--- Start of DATA RECORDS ---

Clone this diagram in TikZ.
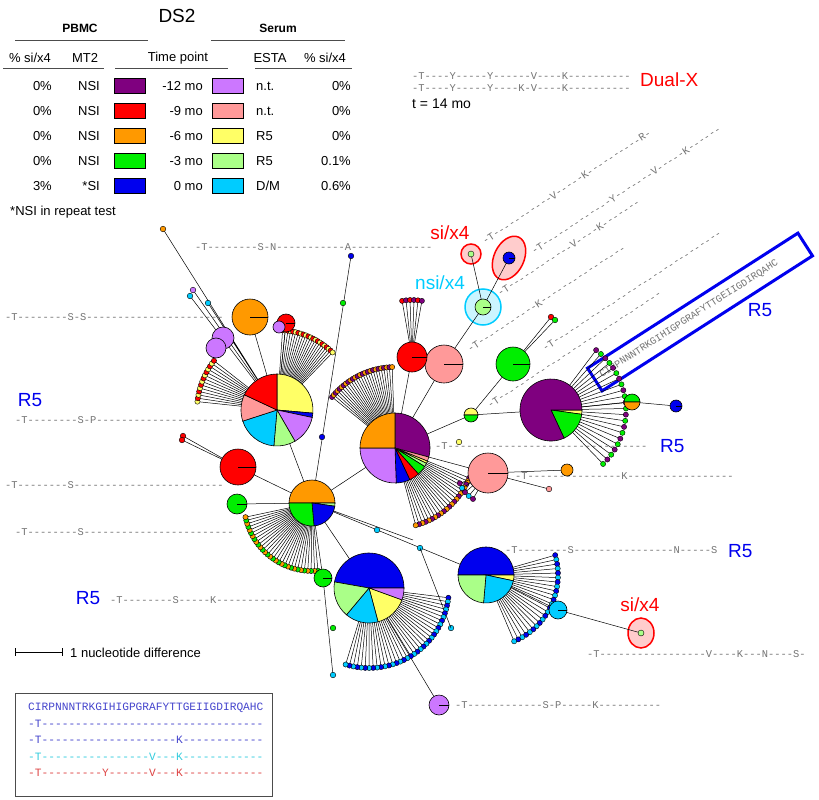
\documentclass[tikz,border=0pt]{standalone}
\usepackage{fontspec}
\setmainfont{Liberation Sans}
\setmonofont{Liberation Mono}
\usetikzlibrary{calc,shapes}
\definecolor{dsPurple}{HTML}{7F007F}
\definecolor{dsRed}{HTML}{FF0000}
\definecolor{dsOrange}{HTML}{FF9900}
\definecolor{dsGreen}{HTML}{00EE00}
\definecolor{dsBlue}{HTML}{0000EE}
\definecolor{dsLilac}{HTML}{CC77FF}
\definecolor{dsPink}{HTML}{FF9999}
\definecolor{dsYellow}{HTML}{FFFF66}
\definecolor{dsLime}{HTML}{AAFF88}
\definecolor{dsCyan}{HTML}{00CCFF}
\definecolor{seqBlue}{HTML}{4444CC}
\definecolor{seqCyan}{HTML}{33CCDD}
\definecolor{seqRed}{HTML}{DD4444}

\newcommand\pieslice[5]{\filldraw[fill=#5,draw=black,line width=.6pt] (#1) -- ++(#2:#4) arc[start angle=#2,end angle=#3,radius=#4] -- cycle;}
\newcommand\fan[7]{%
  \foreach \j in {0,...,\numexpr#5-1\relax}{
    \pgfmathsetmacro\ang{#3+(#4-#3)*\j/(#5-1)}
    \pgfmathtruncatemacro\odd{mod(\j,2)}
    \ifnum\odd=1 \def\col{#7}\else\def\col{#6}\fi
    \draw[branch] (#1) -- ($(#1)+(\ang:#2)$);
    \filldraw[leaf,fill=\col] ($(#1)+(\ang:#2)$) circle[radius=2.6];}}

\begin{document}
\begin{tikzpicture}[x=1pt,y=-1pt,
    branch/.style={draw=black,line width=.5pt},
    leaf/.style={draw=black,line width=.4pt},
    hub/.style={draw=black,line width=.6pt},
    seq/.style={font=\ttfamily\fontsize{10.4}{12}\selectfont,text=black!55,inner sep=0,anchor=west},
    boxseq/.style={font=\ttfamily\fontsize{11.2}{12}\selectfont,inner sep=0,anchor=west},
    lab/.style={font=\fontsize{13}{15}\selectfont,inner sep=0},
    tag/.style={font=\fontsize{19}{22}\selectfont,inner sep=0},
    swatch/.style={draw=black,line width=.8pt,minimum width=31,minimum height=15,inner sep=0}]
\useasboundingbox (0,0) rectangle (819,800);

% legend
\node[tag] (ds) at (177,16) {DS2};
\node[lab,font=\bfseries\fontsize{12}{14}\selectfont] (pbmc) at (80,28) {PBMC};
\node[lab,font=\bfseries\fontsize{12}{14}\selectfont] (serum) at (278,28) {Serum};
\draw[black!70] (15,40) -- (148,40) (211,40) -- (345,40);
\node[lab] (h1) at (30,58) {\% si/x4};
\node[lab] (h2) at (85,58) {MT2};
\node[lab] (h3) at (178,58) {Time point};
\node[lab] (h4) at (270,58) {ESTA};
\node[lab] (h5) at (325,58) {\% si/x4};
\draw[black!70] (3,68) -- (104,68) (115,68) -- (228,68) (255,68) -- (352,68);
\foreach \pc/\mt/\cl/\tp/\cr/\es/\ps [count=\i] in
  {0\%/NSI/dsPurple/-12 mo/dsLilac/n.t./0\%,
   0\%/NSI/dsRed/-9 mo/dsPink/n.t./0\%,
   0\%/NSI/dsOrange/-6 mo/dsYellow/R5/0\%,
   0\%/NSI/dsGreen/-3 mo/dsLime/R5/0.1\%,
   3\%/*SI/dsBlue/0 mo/dsCyan/{D/M}/0.6\%}{
  \pgfmathsetmacro\ry{86+25*(\i-1)}
  \node[lab,anchor=east] (pc\i) at (52,\ry) {\pc};
  \node[lab,anchor=east] (mt\i) at (100,\ry) {\mt};
  \node[swatch,fill=\cl] (sl\i) at (130,\ry) {};
  \node[lab,anchor=east] (tp\i) at (203,\ry) {\tp};
  \node[swatch,fill=\cr] (sr\i) at (228,\ry) {};
  \node[lab,anchor=west] (es\i) at (256,\ry) {\es};
  \node[lab,anchor=east] (ps\i) at (351,\ry) {\ps};
}
\node[lab,anchor=west] (note) at (10,212) {*NSI in repeat test};

% hubs
\coordinate (A) at (277,410);
\coordinate (B) at (395,448);
\coordinate (C) at (312,503);
\coordinate (D) at (369,588);
\coordinate (E) at (486,575);
\coordinate (F) at (551,410);
\coordinate (G) at (250,317);
\coordinate (H) at (444,364);
\coordinate (I) at (412,357);
\coordinate (J) at (513,364);
\coordinate (K) at (488,473);
\coordinate (L) at (238,467);
\coordinate (M) at (237,504);
\coordinate (Y) at (471,415);
\coordinate (N) at (483,307);
\coordinate (sA) at (471,254);
\coordinate (sB) at (509,258);
\coordinate (sC) at (641,633);
\coordinate (cy) at (558,610);
\coordinate (mx) at (632,402);
\coordinate (bl) at (676,406);
\coordinate (M2) at (323,578);
\coordinate (lil) at (439,705);
\coordinate (rd) at (286,323);

% dashed sequence lines
\node[seq] (q1) at (195,247) {-T--------S-N-----------A-------------};
\node[seq] (q2) at (5,317) {-T--------S-S----------------------};
\node[seq] (q3) at (15,420) {-T--------S-P----------------------};
\node[seq] (q4) at (5,485) {-T--------S------------------------};
\node[seq] (q5) at (15,532) {-T--------S------------------------};
\node[seq] (q6) at (110,600) {-T--------S-----K-----------------};
\node[seq] (q7) at (505,550) {-T--------S----------------N-----S};
\node[seq] (q8) at (587,654) {-T-----------------V----K---N----S-};
\node[seq] (q9) at (435,446) {-T--------------------------------};
\node[seq] (q10) at (515,476) {-T---------------K-----------------};
\node[seq] (q11) at (455,705) {-T------------S-P-----K----------};
\node[seq] (dx1) at (412,76) {-T----Y-----Y------V----K----------};
\node[seq] (dx2) at (412,88) {-T----Y-----Y----K-V----K----------};
\node[lab,anchor=west,font=\fontsize{14}{16}\selectfont] (tt) at (412,104) {t = 14 mo};
\node[tag,anchor=west,text=dsRed] (dual) at (640,80) {Dual-X};
\node[seq,rotate=33.4] (r1) at (483,242) {-T-----------V-----K----------R-};
\node[seq,rotate=33.4] (r2) at (532,252) {-T-------------Y-------V-----K------};
\node[seq,rotate=33.4] (r3) at (498,294) {-T------------V----K-------};
\node[seq,rotate=33.4] (r4) at (468,350) {-T-----------K----------------};
\node[seq,rotate=33.4] (r5) at (543,349) {-T--------------------------------};
\node[seq,rotate=33.4] (r6) at (488,406) {-T-------------------------------};

% R5 box
\node[draw=dsBlue,line width=3pt,rotate=32.7,minimum width=250,minimum height=27,
      text width=236,align=left,
      font=\ttfamily\fontsize{10}{12}\selectfont,text=black!55] (rbox) at (700,312)
      {CIRPNNNTRKGIHIGPGRAFYTTGEIIGDIRQAHC};

% tags
\node[tag,text=dsBlue] (t1) at (30,400) {R5};
\node[tag,text=dsBlue] (t2) at (760,310) {R5};
\node[tag,text=dsBlue,anchor=west] (t3) at (660,446) {R5};
\node[tag,text=dsBlue,anchor=west] (t4) at (728,551) {R5};
\node[tag,text=dsBlue] (t5) at (88,598) {R5};
\node[tag,text=dsRed] (t6) at (450,233) {si/x4};
\node[tag,text=dsCyan] (t7) at (440,283) {nsi/x4};
\node[tag,text=dsRed] (t8) at (640,605) {si/x4};

% highlight rings
\filldraw[draw=dsCyan,fill=dsCyan!20,line width=1.5pt] (N) circle[radius=18];
\filldraw[draw=dsRed,fill=dsPink!50,line width=1.5pt] (sA) circle[radius=10];
\filldraw[draw=dsRed,fill=dsPink!50,line width=1.5pt,rotate around={-25:(sB)}] (sB) ellipse[x radius=15,y radius=23];
\filldraw[draw=dsRed,fill=dsPink!50,line width=1.5pt] (sC) ellipse[x radius=13,y radius=15];

% connections
\draw[branch] (A) -- (G) (A) -- (C) (C) -- (B) (C) -- (D) (C) -- (L) (C) -- (M)
  (C) -- (E) (E) -- (cy) (cy) -- (sC) (B) -- (H) (H) -- (N) (N) -- (sA) (N) -- (sB)
  (B) -- (Y) (Y) -- (J) (Y) -- (F) (B) -- (K) (B) -- (I) (F) -- (mx) (mx) -- (bl)
  (C) -- (M2) (M2) -- (333,675) (D) -- (lil) (A) -- (rd) (A) -- (163,229)
  (A) -- (190,296) (A) -- (193,290) (A) -- (208,303) (C) -- (351,256)
  (L) -- (183,436) (L) -- (182,440) (K) -- (567,470) (K) -- (549,489)
  (J) -- (551,317) (J) -- (555,320) (C) -- (413,540);
\foreach \p/\c in {{(163,229)}/dsOrange,{(190,296)}/dsCyan,{(193,290)}/dsLilac,{(208,303)}/dsCyan,
    {(351,256)}/dsBlue,{(343,303)}/dsGreen,{(322,437)}/dsBlue,{(183,436)}/dsRed,{(182,440)}/dsRed,
    {(549,489)}/dsPink,{(551,317)}/dsRed,{(555,320)}/dsGreen,{(333,675)}/dsCyan,{(333,628)}/dsGreen,
    {(377,530)}/dsCyan,{(420,548)}/dsCyan,{(451,628)}/dsCyan,{(459,442)}/dsYellow}
  \filldraw[leaf,fill=\c] \p circle[radius=2.8];
\draw[branch] (420,548) -- (451,628);

% fans
\fan{A}{80}{-86}{-46}{22}{dsRed}{dsYellow}
\fan{A}{80}{186}{218}{14}{dsYellow}{dsRed}
\fan{B}{81}{219}{268}{26}{dsPurple}{dsOrange}
\fan{B}{80}{22}{75}{22}{dsPurple}{dsOrange}
\fan{C}{68}{85}{168}{30}{dsGreen}{dsOrange}
\fan{D}{80}{7}{107}{36}{dsBlue}{dsCyan}
\fan{E}{72}{-16}{67}{24}{dsBlue}{dsCyan}
\fan{F}{75}{-53}{46}{22}{dsPurple}{dsGreen}
\fan{I}{57}{-100}{-80}{6}{dsRed}{dsPurple}
\fan{K}{30}{120}{160}{5}{dsPurple}{dsCyan}

% pies
\pieslice{A}{-90}{5}{36}{dsYellow}\pieslice{A}{5}{12}{36}{dsBlue}
\pieslice{A}{12}{60}{36}{dsLilac}\pieslice{A}{60}{95}{36}{dsLime}
\pieslice{A}{95}{162}{36}{dsCyan}\pieslice{A}{162}{205}{36}{dsPink}
\pieslice{A}{205}{270}{36}{dsRed}
\pieslice{B}{-90}{15}{35}{dsPurple}\pieslice{B}{15}{22}{35}{dsPink}
\pieslice{B}{22}{26}{35}{dsYellow}\pieslice{B}{26}{32}{35}{dsLime}
\pieslice{B}{32}{48}{35}{dsGreen}\pieslice{B}{48}{65}{35}{dsRed}
\pieslice{B}{65}{88}{35}{dsBlue}\pieslice{B}{88}{180}{35}{dsLilac}
\pieslice{B}{180}{270}{35}{dsOrange}
\pieslice{C}{-180}{0}{23}{dsOrange}\pieslice{C}{0}{8}{23}{dsLime}
\pieslice{C}{8}{85}{23}{dsBlue}\pieslice{C}{85}{180}{23}{dsGreen}
\pieslice{D}{-170}{0}{35}{dsBlue}\pieslice{D}{0}{20}{35}{dsLilac}
\pieslice{D}{20}{75}{35}{dsYellow}\pieslice{D}{75}{130}{35}{dsCyan}
\pieslice{D}{130}{190}{35}{dsLime}
\pieslice{E}{-180}{0}{28}{dsBlue}\pieslice{E}{0}{12}{28}{dsYellow}
\pieslice{E}{12}{95}{28}{dsCyan}\pieslice{E}{95}{180}{28}{dsLime}
\pieslice{F}{0}{8}{31}{dsYellow}\pieslice{F}{8}{65}{31}{dsGreen}
\pieslice{F}{65}{360}{31}{dsPurple}
\pieslice{Y}{-180}{0}{7}{dsYellow}\pieslice{Y}{0}{180}{7}{dsGreen}
\pieslice{mx}{-180}{0}{8}{dsGreen}\pieslice{mx}{0}{180}{8}{dsOrange}
\foreach \h/\r/\c in {G/18/dsOrange,H/19/dsPink,I/15/dsRed,J/17/dsGreen,K/20/dsPink,
    L/18/dsRed,M/10/dsGreen,N/8/dsLime,M2/9/dsGreen,cy/9/dsCyan,lil/10/dsLilac,
    bl/6/dsBlue,sB/6/dsBlue,rd/9/dsRed}{
  \filldraw[hub,fill=\c] (\h) circle[radius=\r];
  \draw[hub] (\h) -- ++(\r,0);}
\filldraw[hub,fill=dsLilac] (279,327) circle[radius=6];
\filldraw[hub,fill=dsLilac] (223,338) circle[radius=11];
\filldraw[hub,fill=dsLilac] (216,348) circle[radius=10];
\filldraw[hub,fill=dsOrange] (567,470) circle[radius=6];
\filldraw[leaf,fill=dsLime] (sA) circle[radius=3];
\filldraw[leaf,fill=dsLime] (sC) circle[radius=3];

% scale bar
\draw[line width=.8pt] (15,652) -- (62,652) (15,648) -- (15,656) (62,648) -- (62,656);
\node[lab,anchor=west] (scl) at (70,653) {1 nucleotide difference};

% alignment box
\draw[line width=.8pt,black!70] (15,693) rectangle (272,796);
\node[boxseq,text=seqBlue] (b1) at (28,708) {CIRPNNNTRKGIHIGPGRAFYTTGEIIGDIRQAHC};
\node[boxseq,text=seqBlue] (b2) at (28,724) {-T---------------------------------};
\node[boxseq,text=seqBlue] (b3) at (28,740) {-T--------------------K------------};
\node[boxseq,text=seqCyan] (b4) at (28,757) {-T----------------V---K------------};
\node[boxseq,text=seqRed] (b5) at (28,773) {-T---------Y------V---K------------};
\end{tikzpicture}
\end{document}
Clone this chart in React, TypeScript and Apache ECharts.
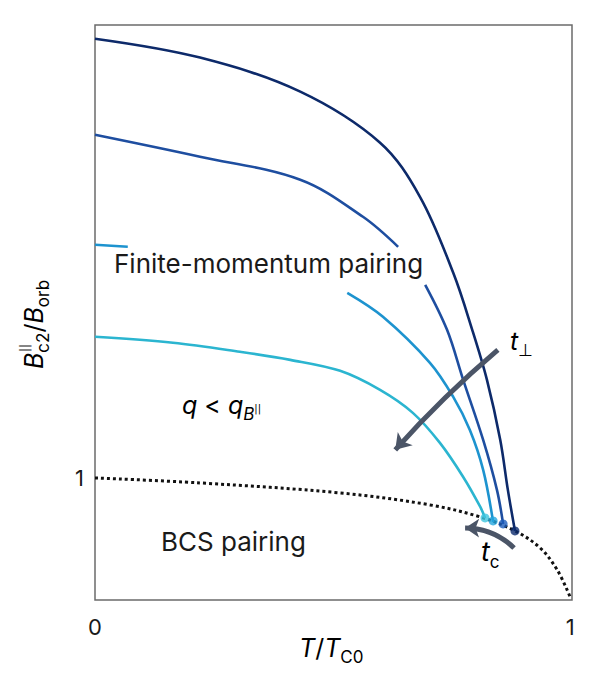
import { useEffect, useRef } from 'react';
import * as echarts from 'echarts';

const FONT = 'Inter, "Noto Sans", sans-serif';
const INK = '#1a1a1a';

// T/Tc0 and Bc2/Borb values
const navyT = [0, 0.221, 0.432, 0.6, 0.684, 0.754, 0.794, 0.825, 0.853, 0.869, 0.884];
const navyB = [4.598, 4.443, 4.164, 3.746, 3.303, 2.68, 2.213, 1.803, 1.311, 0.902, 0.566];

// second curve is broken where the label sits
const blueTopT = [0, 0.221, 0.432, 0.564, 0.638];
const blueTopB = [3.811, 3.631, 3.443, 3.139, 2.893];
const blueLowT = [0.695, 0.741, 0.775, 0.817, 0.846, 0.859];
const blueLowB = [2.582, 2.213, 1.803, 1.311, 0.902, 0.623];

const skyTopT = [0, 0.069];
const skyTopB = [2.91, 2.893];
const skyLowT = [0.531, 0.606, 0.705, 0.754, 0.789, 0.817, 0.838];
const skyLowB = [2.516, 2.32, 1.943, 1.664, 1.393, 1.066, 0.639];

const cyanT = [0, 0.164, 0.305, 0.411, 0.516, 0.6, 0.669, 0.726, 0.775, 0.811, 0.821];
const cyanB = [2.156, 2.107, 2.033, 1.967, 1.877, 1.721, 1.533, 1.287, 1.008, 0.762, 0.672];

// BCS limit (dotted)
const bcsT = [0, 0.221, 0.516, 0.705, 0.811, 0.884, 0.937, 0.973, 1.0];
const bcsB = [1.0, 0.959, 0.877, 0.779, 0.68, 0.566, 0.426, 0.246, 0.025];

// end points sitting on the BCS line
const dotT = [0.821, 0.838, 0.859, 0.884];
const dotB = [0.672, 0.648, 0.623, 0.566];
const dotColors = ['#3fc6df', '#23a6de', '#1b5cbc', '#0b2a6e'];

// arrows: [start, end]
const tPerpArrow = [[0.848, 2.049], [0.632, 1.23]];
const tcArrow = [[0.882, 0.426], [0.779, 0.59]];

const xTickLabels = ['0', '1'];
const yTickLabels = ['1'];

const pairs = (t: number[], b: number[]) => t.map((v, i) => [v, b[i]]);

const curve = (t: number[], b: number[], color: string) => ({
  type: 'line',
  data: pairs(t, b),
  smooth: 0.35,
  showSymbol: false,
  symbol: 'none',
  lineStyle: { color, width: 2.6 },
  z: 3,
});

export default function App() {
  const ref = useRef<HTMLDivElement>(null);

  useEffect(() => {
    if (!ref.current) return;
    const chart = echarts.init(ref.current, undefined, { renderer: 'svg' });

    const sub = { fontFamily: FONT, fontSize: 17, color: INK, verticalAlign: 'bottom', lineHeight: 17 };
    const ital = { fontFamily: FONT, fontSize: 25, fontStyle: 'italic', color: INK, verticalAlign: 'bottom', lineHeight: 25, padding: [0, 0, 5, 0] };
    const norm = { fontFamily: FONT, fontSize: 25, color: INK, verticalAlign: 'bottom', lineHeight: 25, padding: [0, 0, 5, 0] };
    const bars = { fontFamily: 'DejaVu Sans', fontSize: 10, color: INK, verticalAlign: 'bottom', lineHeight: 10, padding: [0, 0, 9, 0] };

    const option: any = {
      animation: false,
      grid: { left: 95, right: 18, top: 25, bottom: 95, show: true, borderColor: '#6b6b6b', borderWidth: 1.5 },
      xAxis: {
        type: 'value', min: 0, max: 1.004, interval: 1,
        axisLine: { show: false }, axisTick: { show: false }, splitLine: { show: false },
        axisLabel: {
          margin: 16, fontSize: 22, color: INK, fontFamily: FONT,
          formatter: (v: number) => (xTickLabels.includes(String(v)) ? String(v) : ''),
        },
      },
      yAxis: {
        type: 'value', min: 0, max: 4.71, interval: 1,
        axisLine: { show: false }, axisTick: { show: false }, splitLine: { show: false },
        axisLabel: {
          margin: 11, fontSize: 22, color: INK, fontFamily: FONT,
          formatter: (v: number) => (yTickLabels.includes(String(v)) ? String(v) : ''),
        },
      },
      series: [
        {
          type: 'line',
          data: pairs(bcsT, bcsB),
          smooth: 0.35,
          symbol: 'none',
          lineStyle: { color: '#111', width: 3, type: [3, 3] },
          z: 2,
        },
        curve(cyanT, cyanB, '#2bb5d0'),
        curve(skyTopT, skyTopB, '#1d93cf'),
        curve(skyLowT, skyLowB, '#1d93cf'),
        curve(blueTopT, blueTopB, '#1e4ea0'),
        curve(blueLowT, blueLowB, '#1e4ea0'),
        curve(navyT, navyB, '#0d2a6a'),
        {
          type: 'scatter',
          data: dotT.map((t, i) => ({ value: [t, dotB[i]], itemStyle: { color: dotColors[i] } })),
          symbolSize: 9,
          z: 5,
        },
        {
          type: 'lines',
          coordinateSystem: 'cartesian2d',
          symbol: ['none', 'arrow'],
          symbolSize: 15,
          lineStyle: { color: '#4b5567', width: 5, curveness: -0.035, opacity: 1 },
          data: [{ coords: tPerpArrow }],
          z: 6,
        },
        {
          type: 'lines',
          coordinateSystem: 'cartesian2d',
          symbol: ['none', 'arrow'],
          symbolSize: 14,
          lineStyle: { color: '#4b5567', width: 5, curveness: -0.2, opacity: 1 },
          data: [{ coords: tcArrow }],
          z: 6,
        },
      ],
      graphic: [
        {
          type: 'text', left: 114, top: 250,
          style: { text: 'Finite-momentum pairing', fontFamily: FONT, fontSize: 26, fill: INK },
        },
        {
          type: 'text', x: 182, y: 397,
          style: {
            text: '{i|q}{n| < }{i|q}{b|B}{p|||}',
            rich: {
              i: ital, n: norm,
              b: { ...sub, fontStyle: 'italic' },
              p: bars,
            },
          },
        },
        {
          type: 'text', left: 161, top: 528,
          style: { text: 'BCS pairing', fontFamily: FONT, fontSize: 26, fill: INK },
        },
        {
          type: 'text', x: 510, y: 333,
          style: { text: '{i|t}{s|⊥}', rich: { i: ital, s: { ...sub, fontFamily: 'DejaVu Sans' } } },
        },
        {
          type: 'text', x: 481, y: 543,
          style: { text: '{i|t}{s|c}', rich: { i: { ...ital, fontSize: 27, lineHeight: 27 }, s: sub } },
        },
        {
          type: 'text', x: 299, y: 640,
          style: { text: '{i|T}{n|/}{i|T}{s|C0}', rich: { i: ital, n: norm, s: sub } },
        },
        {
          type: 'group', x: 26, y: 369, rotation: Math.PI / 2,
          children: [
            {
              type: 'text', x: 0, y: 0,
              style: { text: '{i|B}{s|c2}{n|/}{i|B}{s|orb}', rich: { i: ital, n: norm, s: sub } },
            },
            {
              type: 'text', x: 17, y: -7,
              style: { text: '||', fontFamily: 'DejaVu Sans', fontSize: 12, fill: INK },
            },
          ],
        },
      ],
    };

    chart.setOption(option);
    return () => chart.dispose();
  }, []);

  return <div ref={ref} style={{ position: 'fixed', left: 0, top: 0, width: 590, height: 695, background: '#fff' }} />;
}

--- End of DATA RECORDS ---

### WRITTEN PROBLEM:
Skip the pictures and repeat, word for word, the lines from the one containing "Clone this chart" to the one containing "const blueLowB = [2.582, 2.213, 1.803, 1.311, 0.902, 0.623];", keeping both of those lines.

### THE ANSWER:
Clone this chart in React, TypeScript and Apache ECharts.
import { useEffect, useRef } from 'react';
import * as echarts from 'echarts';

const FONT = 'Inter, "Noto Sans", sans-serif';
const INK = '#1a1a1a';

// T/Tc0 and Bc2/Borb values
const navyT = [0, 0.221, 0.432, 0.6, 0.684, 0.754, 0.794, 0.825, 0.853, 0.869, 0.884];
const navyB = [4.598, 4.443, 4.164, 3.746, 3.303, 2.68, 2.213, 1.803, 1.311, 0.902, 0.566];

// second curve is broken where the label sits
const blueTopT = [0, 0.221, 0.432, 0.564, 0.638];
const blueTopB = [3.811, 3.631, 3.443, 3.139, 2.893];
const blueLowT = [0.695, 0.741, 0.775, 0.817, 0.846, 0.859];
const blueLowB = [2.582, 2.213, 1.803, 1.311, 0.902, 0.623];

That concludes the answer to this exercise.